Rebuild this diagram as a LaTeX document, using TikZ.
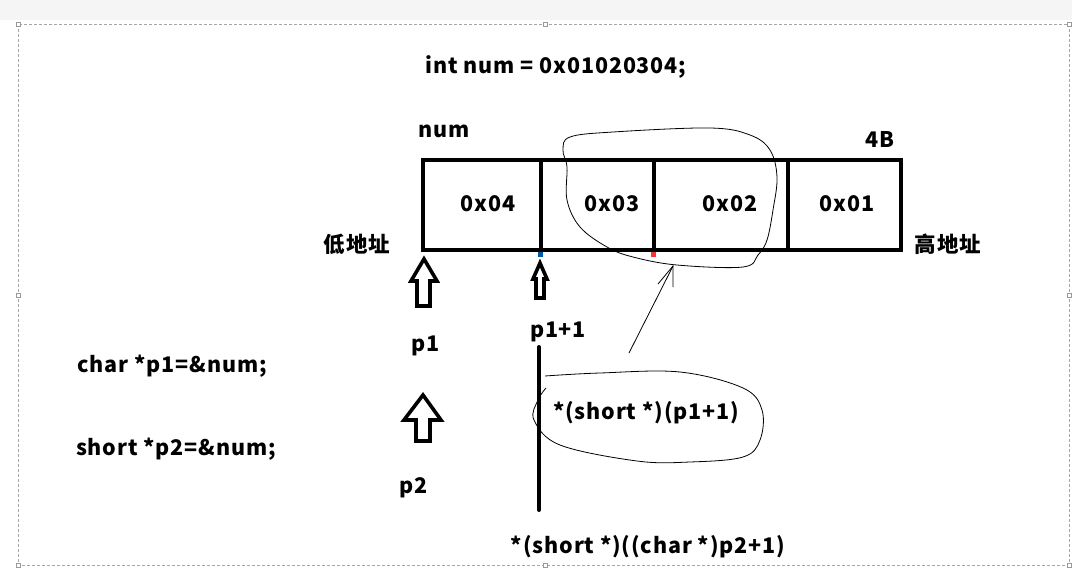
\documentclass[tikz,border=0pt]{standalone}
\usepackage{fontspec}
\setmainfont{Noto Sans CJK SC}[LetterSpace=4]
\begin{document}
\begin{tikzpicture}[x=1pt,y=-1pt,
  txt/.style={font=\fontsize{21.5}{24}\selectfont\bfseries, inner sep=0pt, text=black},
  cellline/.style={line width=4pt, line cap=round},
  hollow/.style={draw=black, line width=3.6pt, line join=miter, fill=white},
  pen/.style={draw=black, line width=0.8pt},
  frame/.style={draw=gray!70, dashed, line width=0.5pt, dash pattern=on 3pt off 2pt},
  handle/.style={draw=gray!80, fill=white, line width=0.5pt, minimum size=4pt, inner sep=0pt}]
\useasboundingbox (0,0) rectangle (1072,568);
\fill[white] (0,0) rectangle (1072,568);
\fill[gray!8] (0,0) rectangle (1072,20);
% selection frame
\draw[frame] (18,24) rectangle (1069,565);
\foreach \p/\q in {18/24,545/24,1069/24,18/295,1069/295,18/565,545/565,1069/565}
  \node[handle] at (\p,\q) {};
% title
\node[txt] (title) at (556,67) {int num = 0x01020304;};
\node[txt] (numlbl) at (444,131) {num};
\node[txt] (fourb) at (880,139) {4B};
% memory box
\draw[cellline] (423,160) rectangle (901,250);
\draw[cellline] (541,160) -- (541,250);
\draw[cellline] (654,160) -- (654,250);
\draw[cellline] (788,160) -- (788,250);
\node[txt] (c1) at (488,204) {0x04};
\node[txt] (c2) at (612,204) {0x03};
\node[txt] (c3) at (730,204) {0x02};
\node[txt] (c4) at (847,204) {0x01};
\fill[teal!70!blue] (538,252) rectangle (543,257);
\fill[red!80] (651,252) rectangle (656,257);
\node[txt] (low) at (357,244) {低地址};
\node[txt] (high) at (948,244) {高地址};
% hollow arrows
\draw[hollow] (424,259) -- (437,281) -- (430,281) -- (430,306) -- (417,306) -- (417,281) -- (411,281) -- cycle;
\draw[hollow] (540,263) -- (547,279) -- (544,279) -- (544,298) -- (536,298) -- (536,279) -- (533,279) -- cycle;
\draw[hollow] (423,395) -- (441,420) -- (430,420) -- (430,441) -- (416,441) -- (416,420) -- (404,420) -- cycle;
\node[txt] (p1) at (426,346) {p1};
\node[txt] (p1p1) at (558,332) {p1+1};
\node[txt] (p2) at (414,488) {p2};
\node[txt] (decl1) at (172,366) {char *p1=\&num;};
\node[txt] (decl2) at (176,449) {short *p2=\&num;};
% vertical bar
\coordinate (bt) at (539,347);
\coordinate (bb) at (539,510);
\draw[cellline] (bt) -- (bb);
\node[txt] (sp1) at (646,413) {*(short *)(p1+1)};
\node[txt] (sp2) at (648,547) {*(short *)((char *)p2+1)};
% hand-drawn loops
\draw[pen] plot[smooth cycle, tension=0.6] coordinates {(570,137) (613,132) (710,128) (750,135) (770,150) (777,177) (773,210) (767,240) (758,255) (743,267) (677,265) (633,257) (607,247) (580,227) (567,200) (567,167) (563,150)};
\draw[pen] plot[smooth, tension=0.6] coordinates {(545,376) (600,373) (680,372) (743,388) (762,410) (760,440) (743,457) (690,462) (637,461) (560,445) (534,420) (538,400) (546,388)};
% thin arrow
\coordinate (at) at (673,266);
\coordinate (af) at (629,353);
\draw[pen] (af) -- (at);
\draw[pen] (658,284) -- (at) -- (673,287);
\end{tikzpicture}
\end{document}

□ □ □ □ □

Keep the pictures out of the copy and return the rest of the data above exactly.

Rebuild this diagram as a LaTeX document, using TikZ.
\documentclass[tikz,border=0pt]{standalone}
\usepackage{fontspec}
\setmainfont{Noto Sans CJK SC}[LetterSpace=4]
\begin{document}
\begin{tikzpicture}[x=1pt,y=-1pt,
  txt/.style={font=\fontsize{21.5}{24}\selectfont\bfseries, inner sep=0pt, text=black},
  cellline/.style={line width=4pt, line cap=round},
  hollow/.style={draw=black, line width=3.6pt, line join=miter, fill=white},
  pen/.style={draw=black, line width=0.8pt},
  frame/.style={draw=gray!70, dashed, line width=0.5pt, dash pattern=on 3pt off 2pt},
  handle/.style={draw=gray!80, fill=white, line width=0.5pt, minimum size=4pt, inner sep=0pt}]
\useasboundingbox (0,0) rectangle (1072,568);
\fill[white] (0,0) rectangle (1072,568);
\fill[gray!8] (0,0) rectangle (1072,20);
% selection frame
\draw[frame] (18,24) rectangle (1069,565);
\foreach \p/\q in {18/24,545/24,1069/24,18/295,1069/295,18/565,545/565,1069/565}
  \node[handle] at (\p,\q) {};
% title
\node[txt] (title) at (556,67) {int num = 0x01020304;};
\node[txt] (numlbl) at (444,131) {num};
\node[txt] (fourb) at (880,139) {4B};
% memory box
\draw[cellline] (423,160) rectangle (901,250);
\draw[cellline] (541,160) -- (541,250);
\draw[cellline] (654,160) -- (654,250);
\draw[cellline] (788,160) -- (788,250);
\node[txt] (c1) at (488,204) {0x04};
\node[txt] (c2) at (612,204) {0x03};
\node[txt] (c3) at (730,204) {0x02};
\node[txt] (c4) at (847,204) {0x01};
\fill[teal!70!blue] (538,252) rectangle (543,257);
\fill[red!80] (651,252) rectangle (656,257);
\node[txt] (low) at (357,244) {低地址};
\node[txt] (high) at (948,244) {高地址};
% hollow arrows
\draw[hollow] (424,259) -- (437,281) -- (430,281) -- (430,306) -- (417,306) -- (417,281) -- (411,281) -- cycle;
\draw[hollow] (540,263) -- (547,279) -- (544,279) -- (544,298) -- (536,298) -- (536,279) -- (533,279) -- cycle;
\draw[hollow] (423,395) -- (441,420) -- (430,420) -- (430,441) -- (416,441) -- (416,420) -- (404,420) -- cycle;
\node[txt] (p1) at (426,346) {p1};
\node[txt] (p1p1) at (558,332) {p1+1};
\node[txt] (p2) at (414,488) {p2};
\node[txt] (decl1) at (172,366) {char *p1=\&num;};
\node[txt] (decl2) at (176,449) {short *p2=\&num;};
% vertical bar
\coordinate (bt) at (539,347);
\coordinate (bb) at (539,510);
\draw[cellline] (bt) -- (bb);
\node[txt] (sp1) at (646,413) {*(short *)(p1+1)};
\node[txt] (sp2) at (648,547) {*(short *)((char *)p2+1)};
% hand-drawn loops
\draw[pen] plot[smooth cycle, tension=0.6] coordinates {(570,137) (613,132) (710,128) (750,135) (770,150) (777,177) (773,210) (767,240) (758,255) (743,267) (677,265) (633,257) (607,247) (580,227) (567,200) (567,167) (563,150)};
\draw[pen] plot[smooth, tension=0.6] coordinates {(545,376) (600,373) (680,372) (743,388) (762,410) (760,440) (743,457) (690,462) (637,461) (560,445) (534,420) (538,400) (546,388)};
% thin arrow
\coordinate (at) at (673,266);
\coordinate (af) at (629,353);
\draw[pen] (af) -- (at);
\draw[pen] (658,284) -- (at) -- (673,287);
\end{tikzpicture}
\end{document}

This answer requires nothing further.